# Scrollsaw cutting slowly



## The Weegie (16 Sep 2012)

For the past couple of days my scrollsaw has been cutting slowly at top speed. When I turn the variable speed knob to anything below the top speed the blade stops moving. 

Anybody any ideas what could be causing the machine to stop cutting at lower speeds. It is a SIP 16" if that helps.


----------



## Chippygeoff (16 Sep 2012)

Hi Weegie.

I had the same problem with one of my saws a few weeks back. I don't know if yours is a brush motor but i checked the brushes in mine and after cleaning them up the saw was fine for about a week and then the same thing happened as happened to you, The variable speed knob made no difference and when I went to cut something it stopped. I took to my dealer who took the motor off and it was knackered, bits fell out, mind you, it was 20 years old. Its still there being re-built so I bought a Hegner, bit disappointed with it and that is going back to Hegner to have some parts replaced when i get my other one back.


----------



## The Weegie (16 Sep 2012)

Cheers Chippygeof for the reply.

I will have a look at the brushes when I find out where they are on the machine. Lol

My machine is 14 months old so if it is the brushes I will be sending it back to SIP.

Cheers


----------



## mac1012 (17 Sep 2012)

chippygeoff what was wrong with the hegner that it needs spare parts already ? just curious as i have a hegner ! although wont be used as much as yours and whats your facebook page again where your crafts are ?

mark


----------



## Chippygeoff (18 Sep 2012)

Hi Mark. The face book page is, Wooden crafts from Wales. I was disappointed with the Hegner. Where the slot is in the table the two halves of the table are at different levels so there is a step, which is annoying when cutting as I have to lift the wood over the step. Another problem is the speed control knob, it is loose and after half an hours cutting I have to turn it up to full speed again as it as work its way down. I am breaking blades like there is no tomorrow. I am cutting 18mm thick hardwood and its like watching paint dry as it is so slow, it only runs at 1450 SPM. I am using a 9 blade FD-UR now to cut the outside shape of some items. 

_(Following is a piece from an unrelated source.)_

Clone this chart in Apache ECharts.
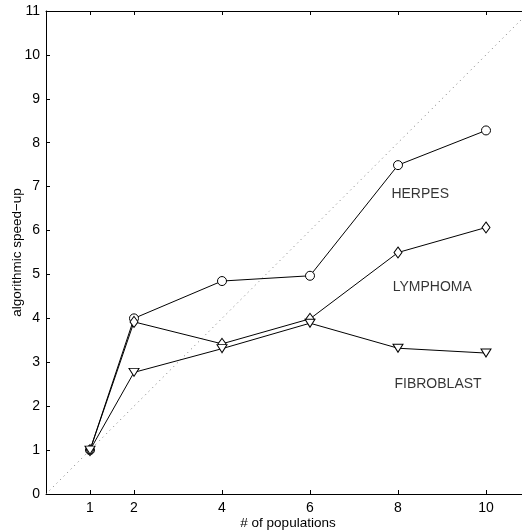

I should be getting the Dewalt back later this week, It died a few weeks ago and is having a new motor fitted, it runs at 1750 SPM and flies through hardwood. When i get it back the Hegner is going back to be sorted and the table is being exchanged for the cast iron one. The Hegner is a good little saw but I feel it is only for light work. Its a joy making my puzzles on as I am only using 6mm birch ply. I really wanted the 22inch hegner but then its £1000. There does not seem to be any way of adjusting the tension, I think the tension is to tight and that is why I am breaking so many blades. The saw has the quick release tension lever and clamps etc. I can reduce the tension when I have a blade in by undoing the black knob at the back but when I put a new blade in I am back to square one as the tension lever will tension the blade as before.


----------



## Blister (18 Sep 2012)

> The Hegner is a good little saw but I feel it is only for light work.



What model number Hegner saw is it Geoff ?


----------



## Chippygeoff (18 Sep 2012)

The Hegner is the multicut 2-S variable speed. Its going back next Tuesday. I am having the table exchanged for the cast iron one as i cannot see the aluminium lasting with the amount of work I put through it, its only a a couple of months old and already the table resembles a dartboard. I am also having the speed increased, it will only be another 100 SPM more but every little bit helps.


----------



## Lumberman (21 Sep 2012)

I have a Hegner multicut 2, and i am surprised to hear yours has an aluminium table, I thought all hegners came with
a cast iron table, I have 2 hegners and have had no trouble with either, the multicut 1 I have had for 16 years the multicut 2
for 3years. although having said that I do think Hegner are over rated and over priced. There are many good machines out there 
for a lot lower price and what are considered extras by Hegner come as standard with some other machines.

Harry (Lumberman)


----------



## Blister (21 Sep 2012)

> There are many good machines out there for a lot lower price



Can you list these saws please ?


----------



## Chippygeoff (21 Sep 2012)

Hi Lumberman. I have spent years looking for a really good scroll saw. I have what I feel is the best, a mark 1 dewalt. The blade changing is quicker than the Hegner and it goes a lot faster, which is a bonus when cutting 18mm hardwoods. Having said that the Hegner is a fine machine. The technical department at advanced machinery cant understand why I have a problem with mine, well 2 in fact. I get my dewalt back on Monday, it died after 20 years of faithful service and has been re-built. On Tuesday the hegner goes back and will be about a week. I am happy with the Hegner, it is deadly accurate and very well made, apart from my 2 problems and I am sure it is just a one off. 

I cannot see how there are better how there are better machines out there. There was great expectations when the excalibur's came out and I bought one but in my opinion they are rubbish with inferior material being used and most of the ones that have been sold in the UK have been returned to the supplier and they can be seen on e-bay after being repaired. Dewalt no longer sell scroll saws in the UK and everything else I have seen is either made in Taiwan or China and not worth a carrot, not for the professional scroll saw user. I earn my living with the scroll saw and if I buy one it has to be well made and reliable and the Hegner firs the bill nicely but nothing else does.


----------